I’ve tried so many time to set goals, but I have never stuck to it. I have tried a plethora of methods to record tasks and do them etc. But in my opinion its best to just write in a notebook.

I have this notion of ok, tomorrow (or this weekend) I will really sit down and I will draw a real plan of action and really follow through with it and develop this plan of action on all the things that I want to do and then I will plan the exact weeks I want to do them in and then I will actually do them.

Spoiler alert: I am yet to write this amazing document.

Taking Stock

I generally just take an informal stock. Where I am at in my head? And it helps, it helps in calming you down. And the best thing I can tell you is that if you don’t know what to do with yourself, just start writing. Maintain a writing habit. I have been writing on and off since at least freshman year of high school, and a lot of that survives, so I can read from it. It serves as a personal record and a store of memories.
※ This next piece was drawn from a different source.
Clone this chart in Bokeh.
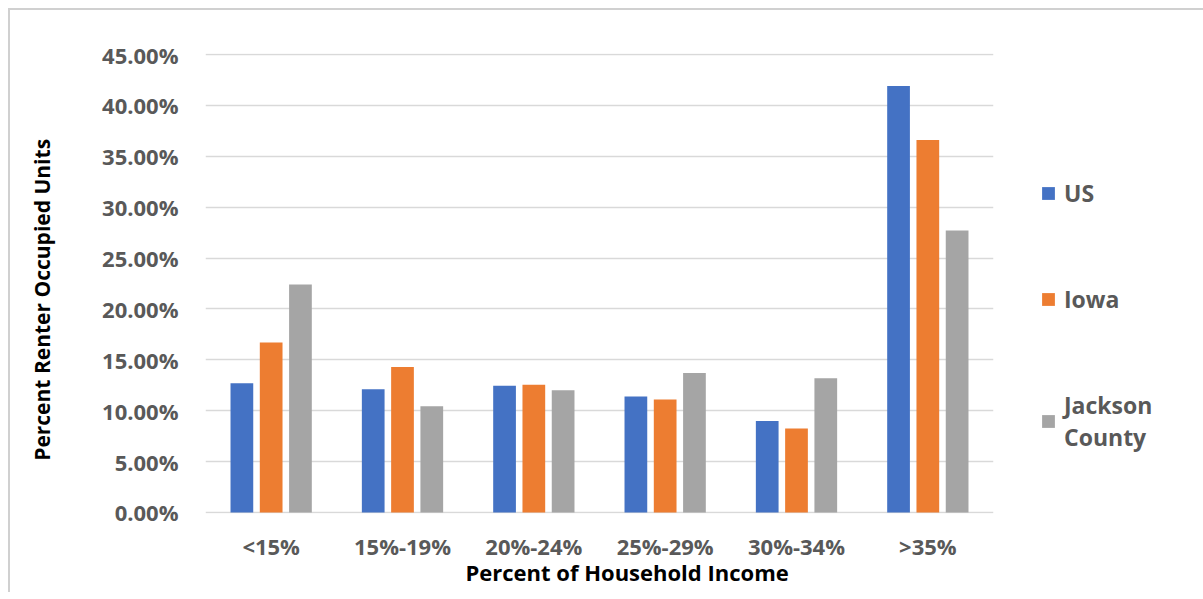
from bokeh.plotting import figure
from bokeh.models import (ColumnDataSource, FactorRange, Range1d, NumeralTickFormatter,
                          FixedTicker, Legend, LegendItem, Title)
from bokeh.transform import dodge
from bokeh.embed import file_html
from bokeh.resources import INLINE

categories = ["<15%", "15%-19%", "20%-24%", "25%-29%", "30%-34%", ">35%"]
us = [12.7, 12.1, 12.45, 11.4, 9.0, 41.9]
iowa = [16.7, 14.3, 12.55, 11.1, 8.25, 36.6]
jackson = [22.4, 10.45, 12.0, 13.7, 13.2, 27.7]
series_names = ["US", "Iowa", "Jackson\nCounty"]
colors = ["#4472C4", "#ED7D31", "#A5A5A5"]
y_ticks = [0.0, 0.05, 0.10, 0.15, 0.20, 0.25, 0.30, 0.35, 0.40, 0.45]

source = ColumnDataSource(data=dict(
    cat=categories,
    us=[v / 100 for v in us],
    iowa=[v / 100 for v in iowa],
    jackson=[v / 100 for v in jackson],
))

FONT = "Open Sans"

p = figure(frame_width=788, frame_height=460, x_range=FactorRange(*categories, range_padding=0),
           y_range=Range1d(-0.001, 0.451), output_backend="svg", toolbar_location=None,
           min_border_left=195, min_border_right=202, min_border_top=43, min_border_bottom=79)
p.styles = {"margin-left": "8px", "margin-top": "8px",
            "border-top": "2px solid #d0d0d0", "border-left": "2px solid #d0d0d0"}
p.outline_line_color = None
p.background_fill_color = "white"
p.border_fill_color = "white"

renderers = []
for key, off, col in zip(["us", "iowa", "jackson"], [-0.223, 0.0, 0.223], colors):
    r = p.vbar(x=dodge("cat", off, range=p.x_range), top=key, bottom=0, width=0.173,
               source=source, fill_color=col, line_color=None)
    renderers.append(r)

p.xgrid.grid_line_color = None
p.ygrid.grid_line_color = "#d9d9d9"
p.ygrid.grid_line_width = 1.6
p.yaxis.ticker = FixedTicker(ticks=y_ticks)
p.yaxis.formatter = NumeralTickFormatter(format="0.00%")

for ax in (p.xaxis[0], p.yaxis[0]):
    ax.axis_line_color = None
    ax.major_tick_line_color = None
    ax.minor_tick_line_color = None
    ax.major_label_text_font = FONT
    ax.major_label_text_font_size = "22px"
    ax.major_label_text_font_style = "bold"
    ax.major_label_text_color = "#595959"
p.yaxis.major_label_standoff = 21
p.xaxis.major_label_standoff = 11

# y-axis title (trailing no-break spaces shift the visible text down, as in the original)
p.yaxis.axis_label = "Percent Renter Occupied Units" + "\u00a0" * 6
p.yaxis.axis_label_standoff = 43
p.yaxis.axis_label_text_font = FONT
p.yaxis.axis_label_text_font_size = "21px"
p.yaxis.axis_label_text_font_style = "bold"
p.yaxis.axis_label_text_color = "#000000"

p.add_layout(Title(text="Percent of Household Income", align="left", offset=260, standoff=-18,
                   text_font=FONT, text_font_size="22px", text_font_style="bold",
                   text_color="#000000"), "below")

legend = Legend(items=[LegendItem(label=n, renderers=[r]) for n, r in zip(series_names, renderers)],
                location=(47, 60), orientation="vertical", glyph_width=16, glyph_height=16,
                label_text_font=FONT, label_text_font_size="23px", label_text_font_style="bold",
                label_text_color="#595959", label_standoff=8, spacing=74, padding=0, margin=0,
                border_line_color=None, background_fill_alpha=0)
p.add_layout(legend, "right")

open("out.html", "w").write(file_html(p, INLINE))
You might feel like what if someone reads it? I understand the apprehension. But trust me, when you have 20 notebooks full of thoughts, nobody in their right mind is ever going to touch them.

Taking stock is essential. And I ask myself, have I improved? What has changed since 2017?

What has changed

I am more me now. More authentic, more sure of my convictions. Some of the old is there too still. I still get stuck at times. I still don’t really listen to others as much. I try more though. I try with more conviction. I stick to things longer now. I don’t quit as easily anymore.

I am less afraid. I am more accepting. I am way beyond being becoming.